The final result is shown at the right diagram above. If two machines are available, QD- and MO-optimization could be executed in parallel to save time.

Conclusion

There is not much literature available describing the application of QD methods to expensive simulations we can compare with, so our results are preliminary. But they can serve as a baseline for future comparisons.

We found that:

  • CR-FM-NES can beat CMA-ES for many problems if used as improvement emitter.

  • Mixing MAP-elites with the CR-FM-NES improvement emitter works very well in most cases and should be tried first.

  • Sharing a QD archive between many parallel MAP-elites and improvement-emitter processes scales better than parallelizing the simulation itself.

  • fcmaes blocks the application of parallelization by the BLAS library to avoid the creation of too many threads. The simulation should be executed single threaded.

  • The default configuration provided by fcmaes works well, but the population size can be adapted dependent on the number of fitness evaluations your budged allows. Higher population size also reduces the overhead for the tesselation because it increases its batch size. Compared with MO-algorithms the population size is less relevant.

  • MAP-elites can be configuered to use Iso+LineDD, but for the problems we tested the default SBX+mutation borrowed from NSGA-II works better.
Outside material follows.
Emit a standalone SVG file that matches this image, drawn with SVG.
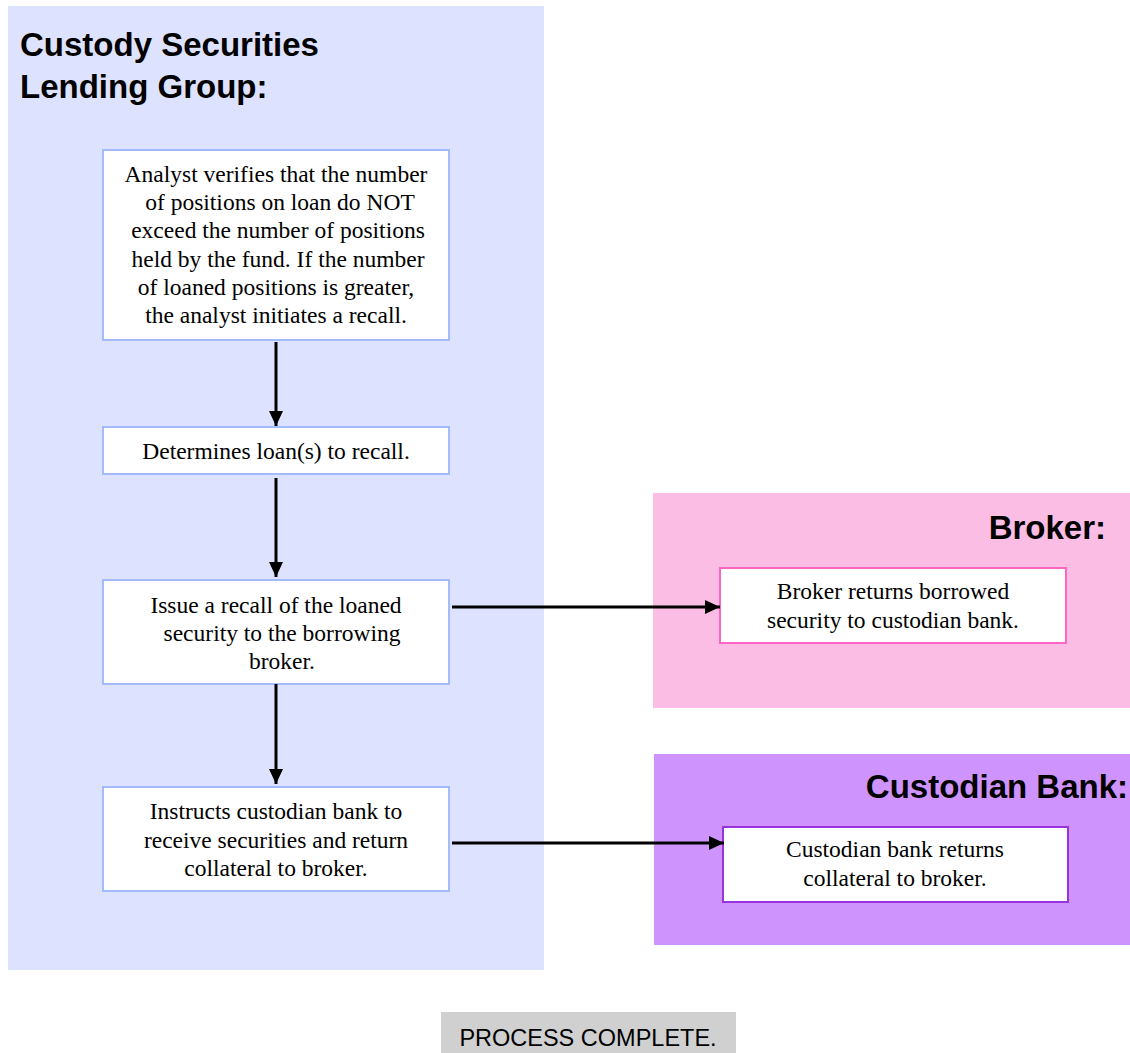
<svg xmlns="http://www.w3.org/2000/svg" width="1130" height="1053" viewBox="0 0 1130 1053">
<defs>
<style>
.lane-title{font-family:"Liberation Sans",Arial,sans-serif;font-weight:bold;font-size:33px;fill:#000}
.txt{font-family:"Liberation Serif","Times New Roman",serif;font-size:23.5px;fill:#000;text-anchor:middle}
.bluebox{fill:#fff;stroke:#a3bbfb;stroke-width:2}
.conn{stroke:#000;stroke-width:3;fill:none}
</style>
<marker id="arrow" markerWidth="16" markerHeight="16" refX="15" refY="8" orient="auto" markerUnits="userSpaceOnUse">
<path d="M0,1 L15,8 L0,15 Z" fill="#000"/>
</marker>
</defs>
<rect width="1130" height="1053" fill="#fff"/>
<g id="lane-custody">
<rect x="8" y="6" width="536" height="964" fill="#dde3fe"/>
<text class="lane-title" x="20" y="56">Custody Securities</text>
<text class="lane-title" x="20" y="98">Lending Group:</text>
</g>
<g id="lane-broker">
<rect x="653" y="493" width="477" height="215" fill="#fbbde3"/>
<text class="lane-title" x="1106" y="539" text-anchor="end">Broker:</text>
</g>
<g id="lane-custodian">
<rect x="654" y="754" width="476" height="191" fill="#cf93fd"/>
<text class="lane-title" x="1128" y="798" text-anchor="end">Custodian Bank:</text>
</g>
<g id="node-verify">
<rect class="bluebox" x="103" y="150" width="346" height="190"/>
<text class="txt" x="276" y="182">Analyst verifies that the number</text>
<text class="txt" x="280" y="210">of positions on loan do NOT</text>
<text class="txt" x="278" y="238">exceed the number of positions</text>
<text class="txt" x="278" y="267">held by the fund. If the number</text>
<text class="txt" x="276" y="295">of loaned positions is greater,</text>
<text class="txt" x="276" y="323">the analyst initiates a recall.</text>
</g>
<g id="node-determine">
<rect class="bluebox" x="103" y="427" width="346" height="47"/>
<text class="txt" x="276" y="459">Determines loan(s) to recall.</text>
</g>
<g id="node-issue">
<rect class="bluebox" x="103" y="580" width="346" height="104"/>
<text class="txt" x="276" y="613">Issue a recall of the loaned</text>
<text class="txt" x="282" y="641">security to the borrowing</text>
<text class="txt" x="282" y="669">broker.</text>
</g>
<g id="node-instruct">
<rect class="bluebox" x="103" y="787" width="346" height="104"/>
<text class="txt" x="276" y="819">Instructs custodian bank to</text>
<text class="txt" x="276" y="848">receive securities and return</text>
<text class="txt" x="276" y="876">collateral to broker.</text>
</g>
<g id="node-broker-return">
<rect x="720" y="568" width="346" height="75" fill="#fff" stroke="#ff66c4" stroke-width="2"/>
<text class="txt" x="893" y="599">Broker returns borrowed</text>
<text class="txt" x="893" y="628">security to custodian bank.</text>
</g>
<g id="node-bank-return">
<rect x="723" y="827" width="345" height="75" fill="#fff" stroke="#9933dd" stroke-width="2"/>
<text class="txt" x="895" y="857">Custodian bank returns</text>
<text class="txt" x="895" y="886">collateral to broker.</text>
</g>
<g id="node-complete">
<rect x="441" y="1012" width="295" height="41" fill="#d0d0d0"/>
<text x="588" y="1046" text-anchor="middle" font-family="'Liberation Sans',Arial,sans-serif" font-size="23.5" fill="#000">PROCESS COMPLETE.</text>
</g>
<g id="connectors">
<line class="conn" x1="276" y1="342" x2="276" y2="426" marker-end="url(#arrow)"/>
<line class="conn" x1="276" y1="478" x2="276" y2="577" marker-end="url(#arrow)"/>
<line class="conn" x1="276" y1="684" x2="276" y2="784" marker-end="url(#arrow)"/>
<line class="conn" x1="452" y1="607" x2="720" y2="607" marker-end="url(#arrow)"/>
<line class="conn" x1="452" y1="843" x2="724" y2="843" marker-end="url(#arrow)"/>
</g>
</svg>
You may try Iso+LineDD to further improve existing QD-archives.

  • Improvement emitters often are initialized with niche-elites. We found no problem where this worked better than random initialization, so we chose the latter.

  • MO-algorithms are no competition but complement QD-algorithms because they have different strengths and weaknesses. We can join MO-algorithm results into an existing QD-archive.

  • fcmaes allows to change the number of niches, the fitness function, behavior limits and other parameters before continuing the QD-optimization to "drill down" into interesting subareas of the behavior space.